Temperatures again rose above 100 degrees in parts of Georgia and the Carolinas. The National Weather Service said the combination of heat and humidity pushed its heat index, a measure of how warm the air feels, to between 105 and 115 degrees across much of the Southeast and as far west as southern Missouri.

Record highs included 102 degrees at Augusta, Ga.; 101 at Charleston, S.C.; 104 at Columbia, S.C.; 103 at Macon and Savannah, Ga.; 100 at Norfolk, Va.; and 93 at Asheville, N.C. Goldsboro, N.C. reported a high of 105. Norfolk’s record of 99 had stood since 1885.

″We have a few businessmen at lunchtime with their shoes off and pants rolled up in the riverwalk,″ a blocks-long scale model of the Mississippi River at a Memphis, Tenn., park, said park spokesman Gary Ravetto.

The high pressure system pinning the muggy air over the Southeast ″will remain the dominant weather feature through the week,″ said the weather service office in Atlanta.

″The temperatures are going to remain above normal, and it’s going to stay very dry through this weekend,″ said forecaster Jim Curtis in Greer, S.C., which hit a record 101 degrees Tuesday, the same day Augusta, Ga., hit 103.

Cooler air pressed down from the North, but its collision with the persistent hot air was marked by thunderstorms paralleling the Mason-Dixon line.

South of that line, Richmond, Va., broiled at 96 at midday, while Washington, 100 miles to the north, was at 75 degrees.

On Tuesday, Washington’s Dulles International Airport had reached 99 degrees, and the wheels of a United Airlines plane sank 1 1/2 feet into new asphalt.

South Carolina, Virginia and Georgia utilities reported record demand for electricity Tuesday, a day after similar reports in Maryland, Delaware, Ohio, Indiana, New Jersey and New York.

The Salvation Army in Owensboro, Ky., was lending out fans, said Capt.

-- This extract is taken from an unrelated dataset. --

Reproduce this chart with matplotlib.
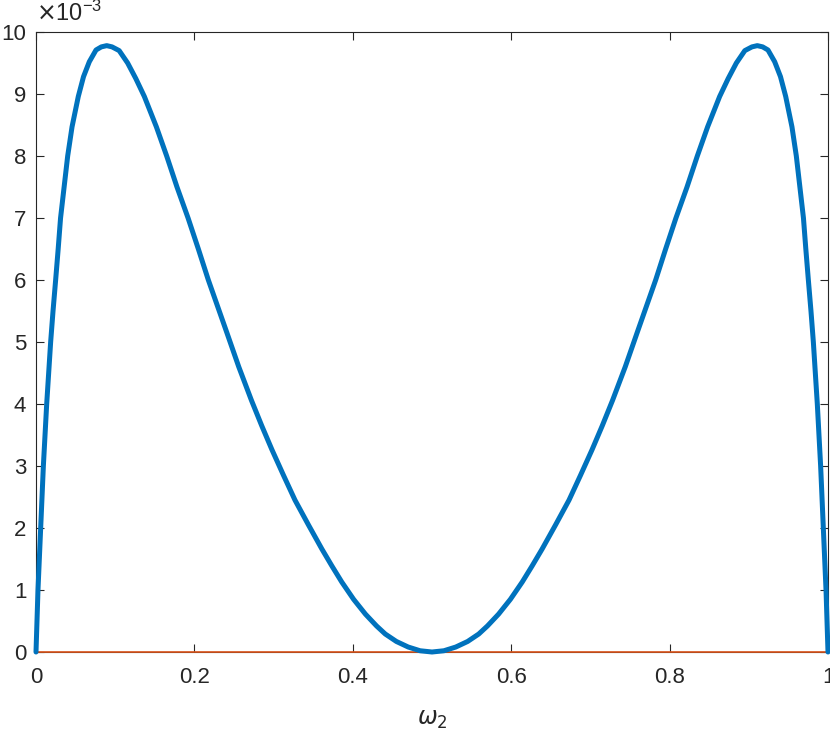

John Bledsoe. ″The elderly, of course, have top priority.″

The dry summer has prompted many Georgia cities and counties, particularly around Atlanta, to restrict or prohibit outdoor water use, with fines up to $50. Canon, in northeast Georgia, will join the list Thursday, banning lawn watering and car washing.

Lake Allatoona in northwest Georgia, which provides 10 percent of the region’s drinking water, is down 15 feet from normal. About half of its 28 public boat ramps are closed because they no longer reach the water.

The drought has also reduced hydroelectric production at Tennessee Valley Authority dams, including Barkley and Kentucky dams. In June, electricity generation for all TVA dams was only 56 percent of normal.

Rainfall in Birmingham, Ala., is 20 inches below normal for the year and more than 15 inches below normal in parts of Tennessee, forcing officials to caution against misuse of water.

In North Carolina, the Orange Water and Sewer Authority asked the cities of Carrboro and Chapel Hill to impose water use restrictions because its reservoir was 4 feet below normal, said executive director Everett Billingsly.

The heat is affecting Georgia’s $1.25 billion poultry industry, with thousands of chickens dying this week. Jesse Atkins of Mar-Jac Farms in Hall County said he had 10,000 deaths Monday alone.

Abit Massey, executive director of the Georgia Poultry Federation, said the problem is compounded by the drought, because well water is used to cool chicken houses. ″There are just so many variables right now, we can’t tell how bad it’s going to get,″ he said.

Kentucky’s Department of Agriculture said the weather has left its mark on some crops, particularly tobacco.

″Some of the old-timers are saying it’s some of the worst tobacco they’ve seen in a long time,″ said George Martin, McCracken County extension agent.

Earlier in the week, the heated air had extended into the Northeast, and New York City had reached record highs of 98 two days in a row.

In Philadelphia, four days of 90-plus-degree temperatures ripened tons of garbage left on sidewalks during a municipal workers’ strike.

″I can’t do anything about the odor because I don’t have anything for the odor,″ said Norris Newton, a sanitation department employee. ″But I know it’s going to get rough out here. That odor, especially with this heat, is going to make it rough.″

William Christopher Flynn III, who feeds the seals and whales at the National Aquarium in Baltimore, preferred an icy plunge to a cool drink Tuesday. ″I dive in the (50-degree) water with the whales three times a day,″ he said.